▶ _Stored records_:
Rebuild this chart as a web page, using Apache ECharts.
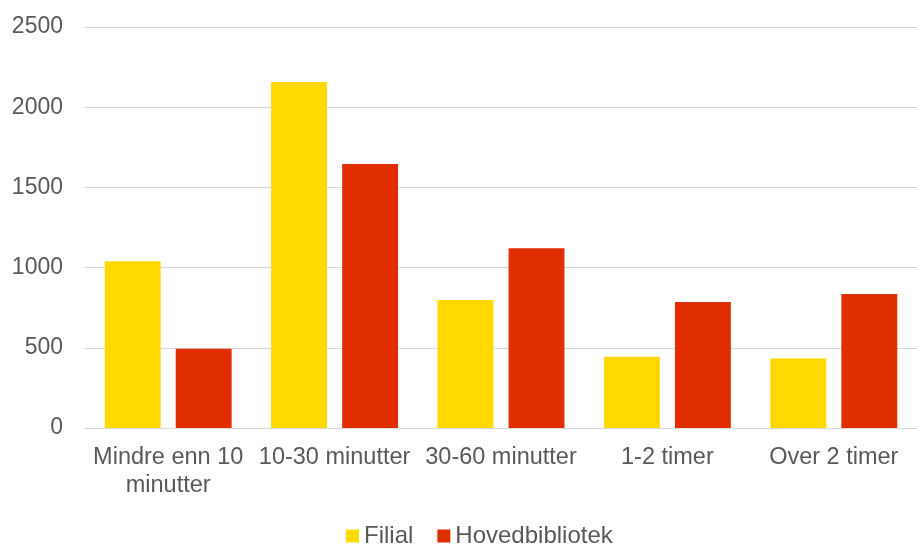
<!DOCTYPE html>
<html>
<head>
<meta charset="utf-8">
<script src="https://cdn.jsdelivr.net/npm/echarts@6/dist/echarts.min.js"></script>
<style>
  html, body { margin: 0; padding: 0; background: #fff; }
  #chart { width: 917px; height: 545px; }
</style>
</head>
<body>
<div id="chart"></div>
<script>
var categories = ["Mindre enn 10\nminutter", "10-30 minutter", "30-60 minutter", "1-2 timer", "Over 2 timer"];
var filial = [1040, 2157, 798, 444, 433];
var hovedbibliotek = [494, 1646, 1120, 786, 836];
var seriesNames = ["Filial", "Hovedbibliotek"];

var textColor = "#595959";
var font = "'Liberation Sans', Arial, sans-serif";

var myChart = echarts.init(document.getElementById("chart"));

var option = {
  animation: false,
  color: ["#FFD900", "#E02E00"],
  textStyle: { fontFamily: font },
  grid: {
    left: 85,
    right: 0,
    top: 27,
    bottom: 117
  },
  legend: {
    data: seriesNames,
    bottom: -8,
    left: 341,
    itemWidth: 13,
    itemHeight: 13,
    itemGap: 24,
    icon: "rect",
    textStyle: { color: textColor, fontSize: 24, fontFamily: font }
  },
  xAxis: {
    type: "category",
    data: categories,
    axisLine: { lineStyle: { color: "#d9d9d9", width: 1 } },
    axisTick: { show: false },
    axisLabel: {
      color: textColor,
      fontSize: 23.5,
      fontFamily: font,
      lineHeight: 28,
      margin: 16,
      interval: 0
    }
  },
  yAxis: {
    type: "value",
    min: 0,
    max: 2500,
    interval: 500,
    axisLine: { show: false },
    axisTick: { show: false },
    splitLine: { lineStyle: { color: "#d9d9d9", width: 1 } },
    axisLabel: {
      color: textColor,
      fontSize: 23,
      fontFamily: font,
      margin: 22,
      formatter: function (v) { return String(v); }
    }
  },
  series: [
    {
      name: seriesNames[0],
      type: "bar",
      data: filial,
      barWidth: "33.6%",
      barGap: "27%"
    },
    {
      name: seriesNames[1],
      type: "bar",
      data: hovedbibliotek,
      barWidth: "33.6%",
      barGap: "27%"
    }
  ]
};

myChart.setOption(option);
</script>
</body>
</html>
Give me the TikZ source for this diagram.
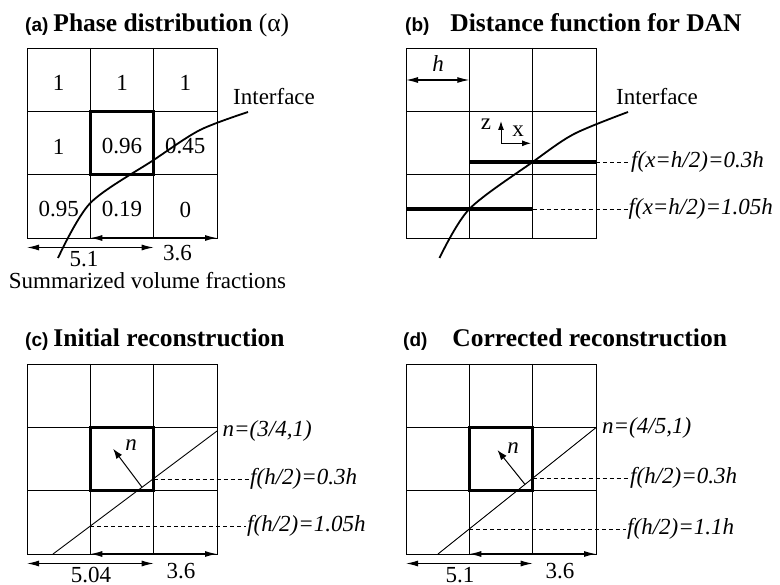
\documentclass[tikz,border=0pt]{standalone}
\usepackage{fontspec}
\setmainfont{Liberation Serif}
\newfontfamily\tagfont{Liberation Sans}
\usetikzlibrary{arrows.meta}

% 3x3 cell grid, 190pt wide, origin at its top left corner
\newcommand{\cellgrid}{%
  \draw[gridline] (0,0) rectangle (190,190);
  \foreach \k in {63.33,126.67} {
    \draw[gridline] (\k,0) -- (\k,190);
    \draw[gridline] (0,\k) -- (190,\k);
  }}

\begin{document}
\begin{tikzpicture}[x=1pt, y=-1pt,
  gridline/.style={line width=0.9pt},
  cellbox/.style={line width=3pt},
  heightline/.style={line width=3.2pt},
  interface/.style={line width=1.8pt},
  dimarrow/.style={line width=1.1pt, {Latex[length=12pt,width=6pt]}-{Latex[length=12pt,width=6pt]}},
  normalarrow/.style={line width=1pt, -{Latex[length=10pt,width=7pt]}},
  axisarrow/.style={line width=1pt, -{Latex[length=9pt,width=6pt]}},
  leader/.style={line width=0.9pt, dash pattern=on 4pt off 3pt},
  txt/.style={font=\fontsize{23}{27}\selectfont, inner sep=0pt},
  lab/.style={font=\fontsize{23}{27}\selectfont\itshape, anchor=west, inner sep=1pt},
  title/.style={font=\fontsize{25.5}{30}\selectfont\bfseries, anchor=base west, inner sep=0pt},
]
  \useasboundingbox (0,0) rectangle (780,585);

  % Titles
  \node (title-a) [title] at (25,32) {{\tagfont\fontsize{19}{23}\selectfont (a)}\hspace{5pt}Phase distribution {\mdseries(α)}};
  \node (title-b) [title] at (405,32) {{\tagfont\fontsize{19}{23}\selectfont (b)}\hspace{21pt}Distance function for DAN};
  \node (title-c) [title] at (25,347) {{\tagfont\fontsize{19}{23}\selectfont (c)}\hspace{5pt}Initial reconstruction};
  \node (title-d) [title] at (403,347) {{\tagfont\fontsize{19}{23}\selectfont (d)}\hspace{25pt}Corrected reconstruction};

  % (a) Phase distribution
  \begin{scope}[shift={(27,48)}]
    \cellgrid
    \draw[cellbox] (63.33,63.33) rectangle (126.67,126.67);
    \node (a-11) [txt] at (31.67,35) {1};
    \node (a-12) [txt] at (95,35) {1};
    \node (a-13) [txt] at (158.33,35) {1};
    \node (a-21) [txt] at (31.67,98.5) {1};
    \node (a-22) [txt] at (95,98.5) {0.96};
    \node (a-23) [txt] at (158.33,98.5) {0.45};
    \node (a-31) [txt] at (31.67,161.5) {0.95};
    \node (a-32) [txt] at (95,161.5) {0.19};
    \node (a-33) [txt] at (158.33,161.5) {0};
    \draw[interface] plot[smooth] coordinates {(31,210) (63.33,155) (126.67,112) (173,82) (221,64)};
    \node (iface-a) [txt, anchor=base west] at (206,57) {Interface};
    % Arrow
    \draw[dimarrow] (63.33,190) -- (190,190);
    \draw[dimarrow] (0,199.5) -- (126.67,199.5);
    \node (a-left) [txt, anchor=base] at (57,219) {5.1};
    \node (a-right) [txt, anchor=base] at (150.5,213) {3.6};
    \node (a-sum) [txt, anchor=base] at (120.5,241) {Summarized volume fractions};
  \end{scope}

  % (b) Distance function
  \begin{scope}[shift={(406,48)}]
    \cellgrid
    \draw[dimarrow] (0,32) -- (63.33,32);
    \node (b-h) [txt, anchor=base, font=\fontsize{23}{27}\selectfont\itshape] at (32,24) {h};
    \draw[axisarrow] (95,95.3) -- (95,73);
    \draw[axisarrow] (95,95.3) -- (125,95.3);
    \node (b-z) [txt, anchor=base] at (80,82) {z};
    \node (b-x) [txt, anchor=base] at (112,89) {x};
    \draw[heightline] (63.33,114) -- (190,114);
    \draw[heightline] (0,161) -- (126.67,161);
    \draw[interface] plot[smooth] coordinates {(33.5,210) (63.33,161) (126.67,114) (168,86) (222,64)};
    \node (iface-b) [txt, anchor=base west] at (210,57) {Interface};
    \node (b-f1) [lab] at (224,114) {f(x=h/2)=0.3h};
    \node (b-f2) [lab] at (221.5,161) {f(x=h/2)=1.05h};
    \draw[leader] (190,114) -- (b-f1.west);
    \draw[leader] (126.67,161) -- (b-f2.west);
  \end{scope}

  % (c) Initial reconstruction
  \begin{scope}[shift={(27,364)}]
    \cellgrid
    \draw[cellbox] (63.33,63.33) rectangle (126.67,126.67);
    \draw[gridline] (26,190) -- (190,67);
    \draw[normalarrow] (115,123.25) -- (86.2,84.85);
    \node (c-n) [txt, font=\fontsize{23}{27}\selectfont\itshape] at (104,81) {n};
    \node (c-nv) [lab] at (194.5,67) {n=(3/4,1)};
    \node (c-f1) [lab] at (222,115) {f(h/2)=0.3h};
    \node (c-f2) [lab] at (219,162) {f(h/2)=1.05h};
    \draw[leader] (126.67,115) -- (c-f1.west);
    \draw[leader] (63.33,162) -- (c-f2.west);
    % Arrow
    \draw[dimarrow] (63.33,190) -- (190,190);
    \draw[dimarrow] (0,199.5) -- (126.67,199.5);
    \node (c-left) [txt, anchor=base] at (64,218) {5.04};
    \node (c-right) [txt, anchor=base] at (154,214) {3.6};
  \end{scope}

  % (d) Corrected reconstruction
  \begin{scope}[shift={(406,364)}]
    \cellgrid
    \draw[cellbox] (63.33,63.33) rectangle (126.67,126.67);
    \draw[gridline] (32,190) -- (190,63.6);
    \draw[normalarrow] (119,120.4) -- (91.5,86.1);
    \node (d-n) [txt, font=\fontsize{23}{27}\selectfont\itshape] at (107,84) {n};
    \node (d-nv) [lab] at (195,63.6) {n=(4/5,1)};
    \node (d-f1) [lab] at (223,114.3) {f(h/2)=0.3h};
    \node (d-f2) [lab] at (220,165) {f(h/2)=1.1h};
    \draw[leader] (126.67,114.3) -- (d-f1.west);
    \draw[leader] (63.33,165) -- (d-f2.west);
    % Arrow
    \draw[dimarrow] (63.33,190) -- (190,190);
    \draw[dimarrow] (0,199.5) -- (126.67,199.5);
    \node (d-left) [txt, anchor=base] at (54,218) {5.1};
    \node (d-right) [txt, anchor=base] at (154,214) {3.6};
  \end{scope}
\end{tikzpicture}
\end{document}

▶ _Goal_:
Print everything from the line with "Give me the TikZ source for this diagram." down to the line with "(0,0) rectangle (780,585);" in the entries above, both lines included and nothing more, without the pictures.

▶ _Completed exercise_:
Give me the TikZ source for this diagram.
\documentclass[tikz,border=0pt]{standalone}
\usepackage{fontspec}
\setmainfont{Liberation Serif}
\newfontfamily\tagfont{Liberation Sans}
\usetikzlibrary{arrows.meta}

% 3x3 cell grid, 190pt wide, origin at its top left corner
\newcommand{\cellgrid}{%
  \draw[gridline] (0,0) rectangle (190,190);
  \foreach \k in {63.33,126.67} {
    \draw[gridline] (\k,0) -- (\k,190);
    \draw[gridline] (0,\k) -- (190,\k);
  }}

\begin{document}
\begin{tikzpicture}[x=1pt, y=-1pt,
  gridline/.style={line width=0.9pt},
  cellbox/.style={line width=3pt},
  heightline/.style={line width=3.2pt},
  interface/.style={line width=1.8pt},
  dimarrow/.style={line width=1.1pt, {Latex[length=12pt,width=6pt]}-{Latex[length=12pt,width=6pt]}},
  normalarrow/.style={line width=1pt, -{Latex[length=10pt,width=7pt]}},
  axisarrow/.style={line width=1pt, -{Latex[length=9pt,width=6pt]}},
  leader/.style={line width=0.9pt, dash pattern=on 4pt off 3pt},
  txt/.style={font=\fontsize{23}{27}\selectfont, inner sep=0pt},
  lab/.style={font=\fontsize{23}{27}\selectfont\itshape, anchor=west, inner sep=1pt},
  title/.style={font=\fontsize{25.5}{30}\selectfont\bfseries, anchor=base west, inner sep=0pt},
]
  \useasboundingbox (0,0) rectangle (780,585);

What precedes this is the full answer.